I called our local shop back. "Can you rush 500 of these?" I asked, already dreading the answer.
"For a next-business-day turnaround?" the rep said. "That'll be a 75% rush fee on top of the original quote."
Let's do that math again. Original local quote: $145. Rush fee: ~$109. New total: $254.
Plus, we were now stuck with 500 unusable flyers. A total waste of $80.
My "great deal" of $80 had just turned into a $334 problem. I had to explain the overage to my boss in finance. That vendor who couldn't provide quality matching their description cost me credibility. It made me look bad.
What Makes a Good Flyer (Beyond the Dimensions of a Cardboard Box)
After that mess, I sat down with our local printer. I asked him, point blank: "What should I actually be looking for?" He was honest. He gave me a mini-education.
Here's the thing: a good flyer isn't just about the dimensions on the spec sheet (8.5x11) or the paper weight (100lb). It's about three things working together: color fidelity, paper feel, and crisp detail.
He showed me samples. The cheap online job was likely printed on a digital press with basic, uncalibrated color profiles. Their "100lb gloss" was probably a lower-grade stock. Our local shop uses a calibrated press and sources better paper. That's part of the cost.
"Real talk," he said. "Some online guys are great for certain things. But for branded materials you're handing to potential clients? You're buying reputation. Don't cheap out."
My New Flyer Checklist
I don't just send a PDF anymore. Now, my process is:
1. Always, always get a physical proof for new designs or new vendors. Colors on your screen are not colors on paper. Most reputable shops offer this for $10-25. It's the cheapest insurance you can buy.
2. Ask about paper samples. Don't just go by "100lb gloss." Ask to feel it. Our guy now keeps a swatch book for me.
3. Understand the true price. That $80 quote didn't include shipping (another $15). It didn't include the potential cost of being wrong. The local shop's $145 was all-in, with a person I could call if something was off.
Based on publicly listed prices in early 2025, here's the reality: for 1,000 standard flyers, online printers might charge $80-150. A local shop might be $150-300. The gap isn't always about profit; it's often about the press, the paper, and the service wrapped around it.
The Lesson Learned (The Hard Way)
I have mixed feelings about all this now. On one hand, my job is to be cost-conscious. On the other, I've seen the operational chaos and reputational damage a "bargain" can cause.
That flyer fiasco changed how I buy everything, honestly. It's not just about print. It's about knowing what you're really paying for.

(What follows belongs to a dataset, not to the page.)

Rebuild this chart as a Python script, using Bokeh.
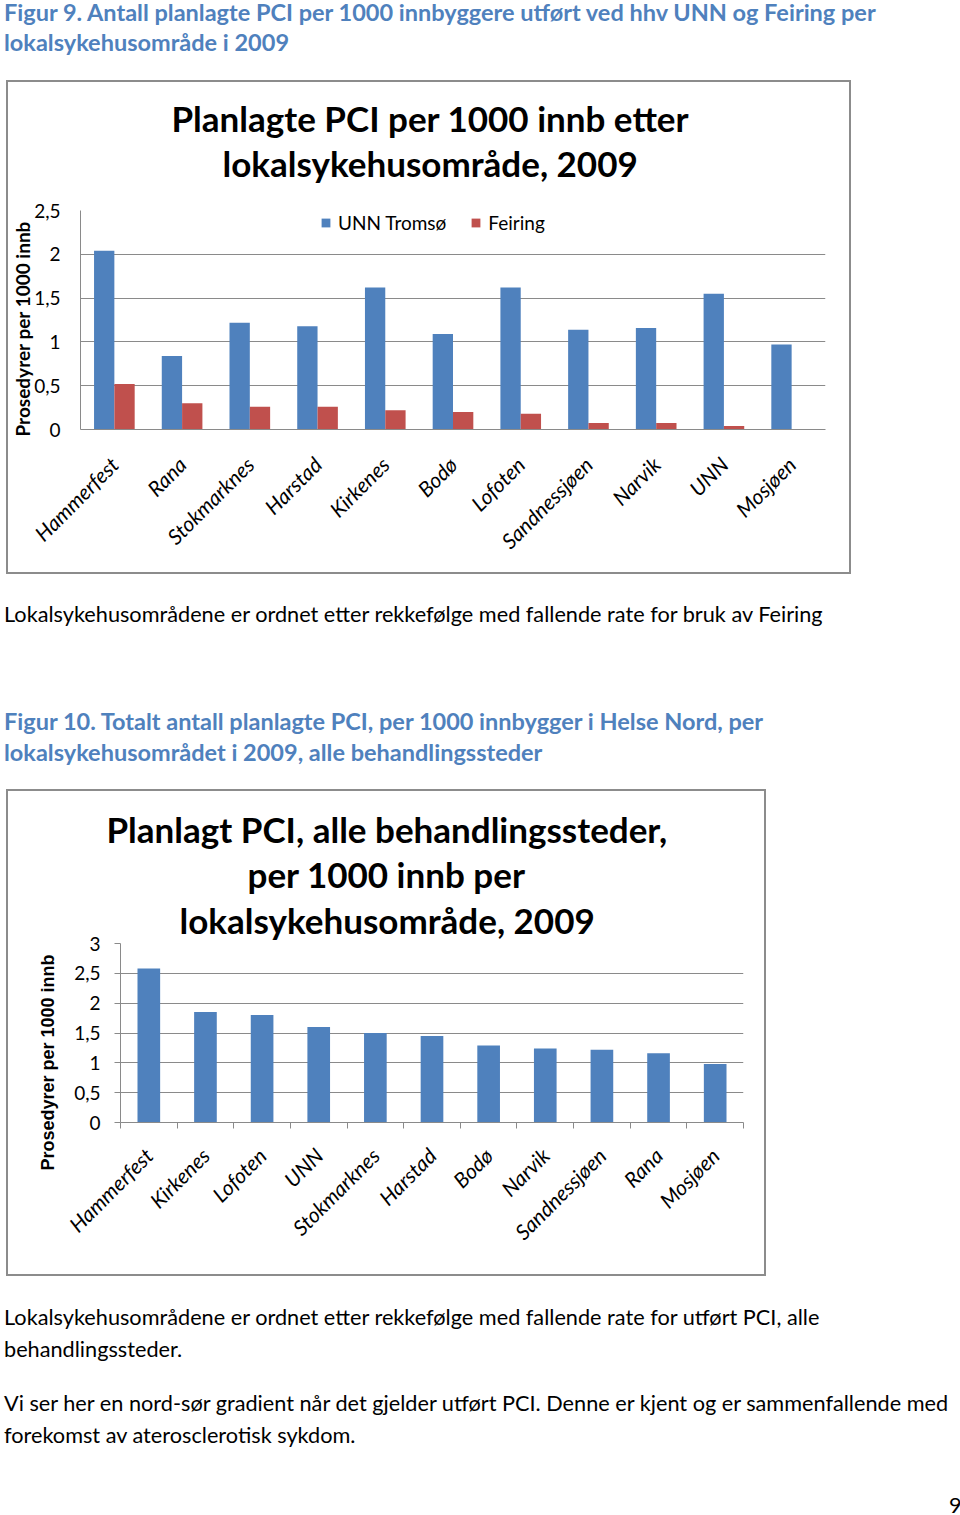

Just last month, our maintenance lead asked me to order some high-temperature threadlocker for an oven repair—something called Loctite Red or a high temp Loctite threadlocker. A year ago, I might have just found the cheapest tube online. Not anymore. Now I ask questions. What's the exact temperature range? Is it for metal or plastic? Is there a primer needed? I send those questions to the engineer, then find a reputable industrial supplier who can confirm the specs. The few extra dollars are worth avoiding a failed repair.
The same principle applies. You're not just buying adhesive. You're buying a bond that won't fail under heat. You're not just buying flyers. You're buying a first impression that won't fade.
Bottom line? Know the difference between price and cost. My $80 price tag carried a $334 cost. I verify quality and service capability before I place any order now. It's a lesson I only learned by getting burned.